** Begin Data shown **

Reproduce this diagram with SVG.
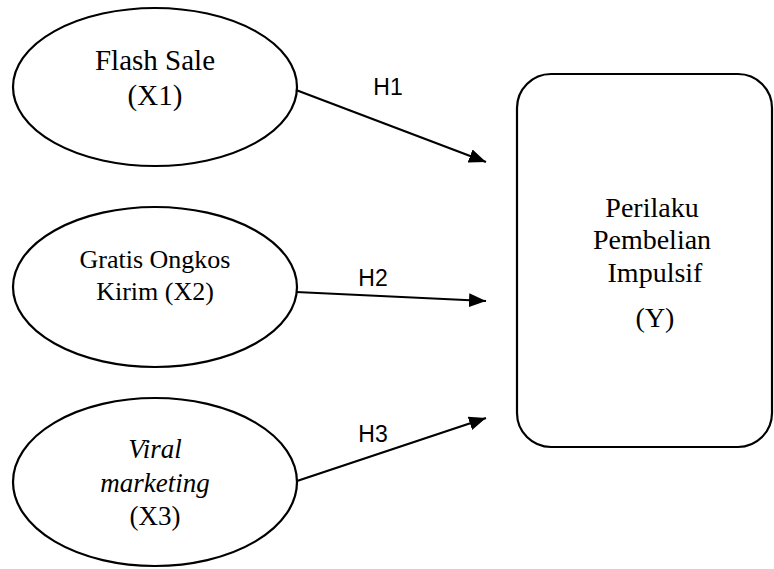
<svg xmlns="http://www.w3.org/2000/svg" width="774" height="569" viewBox="0 0 774 569">
  <defs>
    <marker id="arrowhead" markerUnits="userSpaceOnUse" markerWidth="18" markerHeight="14" refX="17" refY="7" orient="auto">
      <path d="M0,0 L17,7 L0,14 Z" fill="#000"/>
    </marker>
  </defs>
  <style>
    .shape { fill: #fff; stroke: #000; stroke-width: 2.2; }
    .serif { font-family: 'Liberation Serif', serif; fill: #000; text-anchor: middle; }
    .label { font-family: 'Liberation Sans', sans-serif; font-size: 23px; fill: #000; text-anchor: middle; }
    .edge { stroke: #000; stroke-width: 2.2; fill: none; marker-end: url(#arrowhead); }
  </style>

  <rect width="774" height="569" fill="#fff"/>

  <g id="x1-flash-sale">
    <ellipse class="shape" cx="155" cy="87" rx="142" ry="79"/>
    <text class="serif" font-size="29" x="155" y="70">Flash Sale</text>
    <text class="serif" font-size="29" x="155" y="105">(X1)</text>
  </g>

  <g id="x2-gratis-ongkir">
    <ellipse class="shape" cx="155" cy="287" rx="142" ry="80"/>
    <text class="serif" font-size="26" x="155" y="268">Gratis Ongkos</text>
    <text class="serif" font-size="26" x="155" y="300">Kirim (X2)</text>
  </g>

  <g id="x3-viral-marketing">
    <ellipse class="shape" cx="155" cy="482" rx="142" ry="84"/>
    <text class="serif" font-size="27" font-style="italic" x="155" y="458">Viral</text>
    <text class="serif" font-size="27" font-style="italic" x="155" y="492">marketing</text>
    <text class="serif" font-size="27" x="155" y="525">(X3)</text>
  </g>

  <g id="y-perilaku">
    <rect class="shape" x="517" y="74" width="255" height="373" rx="34" ry="34"/>
    <text class="serif" font-size="28" x="652" y="217">Perilaku</text>
    <text class="serif" font-size="28" x="652" y="249">Pembelian</text>
    <text class="serif" font-size="28" x="655" y="282">Impulsif</text>
    <text class="serif" font-size="28" x="655" y="327">(Y)</text>
  </g>

  <g id="connectors">
    <line class="edge" x1="296" y1="90" x2="486" y2="162"/>
    <line class="edge" x1="296" y1="292" x2="486" y2="301"/>
    <line class="edge" x1="297" y1="481" x2="486" y2="418"/>
    <text class="label" x="388" y="95">H1</text>
    <text class="label" x="373" y="286">H2</text>
    <text class="label" x="373" y="442">H3</text>
  </g>
</svg>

** End Data shown **

Task
Send back the data above word for word, with the pictures left out.

Answer to the task
Reproduce this diagram with SVG.
<svg xmlns="http://www.w3.org/2000/svg" width="774" height="569" viewBox="0 0 774 569">
  <defs>
    <marker id="arrowhead" markerUnits="userSpaceOnUse" markerWidth="18" markerHeight="14" refX="17" refY="7" orient="auto">
      <path d="M0,0 L17,7 L0,14 Z" fill="#000"/>
    </marker>
  </defs>
  <style>
    .shape { fill: #fff; stroke: #000; stroke-width: 2.2; }
    .serif { font-family: 'Liberation Serif', serif; fill: #000; text-anchor: middle; }
    .label { font-family: 'Liberation Sans', sans-serif; font-size: 23px; fill: #000; text-anchor: middle; }
    .edge { stroke: #000; stroke-width: 2.2; fill: none; marker-end: url(#arrowhead); }
  </style>

  <rect width="774" height="569" fill="#fff"/>

  <g id="x1-flash-sale">
    <ellipse class="shape" cx="155" cy="87" rx="142" ry="79"/>
    <text class="serif" font-size="29" x="155" y="70">Flash Sale</text>
    <text class="serif" font-size="29" x="155" y="105">(X1)</text>
  </g>

  <g id="x2-gratis-ongkir">
    <ellipse class="shape" cx="155" cy="287" rx="142" ry="80"/>
    <text class="serif" font-size="26" x="155" y="268">Gratis Ongkos</text>
    <text class="serif" font-size="26" x="155" y="300">Kirim (X2)</text>
  </g>

  <g id="x3-viral-marketing">
    <ellipse class="shape" cx="155" cy="482" rx="142" ry="84"/>
    <text class="serif" font-size="27" font-style="italic" x="155" y="458">Viral</text>
    <text class="serif" font-size="27" font-style="italic" x="155" y="492">marketing</text>
    <text class="serif" font-size="27" x="155" y="525">(X3)</text>
  </g>

  <g id="y-perilaku">
    <rect class="shape" x="517" y="74" width="255" height="373" rx="34" ry="34"/>
    <text class="serif" font-size="28" x="652" y="217">Perilaku</text>
    <text class="serif" font-size="28" x="652" y="249">Pembelian</text>
    <text class="serif" font-size="28" x="655" y="282">Impulsif</text>
    <text class="serif" font-size="28" x="655" y="327">(Y)</text>
  </g>

  <g id="connectors">
    <line class="edge" x1="296" y1="90" x2="486" y2="162"/>
    <line class="edge" x1="296" y1="292" x2="486" y2="301"/>
    <line class="edge" x1="297" y1="481" x2="486" y2="418"/>
    <text class="label" x="388" y="95">H1</text>
    <text class="label" x="373" y="286">H2</text>
    <text class="label" x="373" y="442">H3</text>
  </g>
</svg>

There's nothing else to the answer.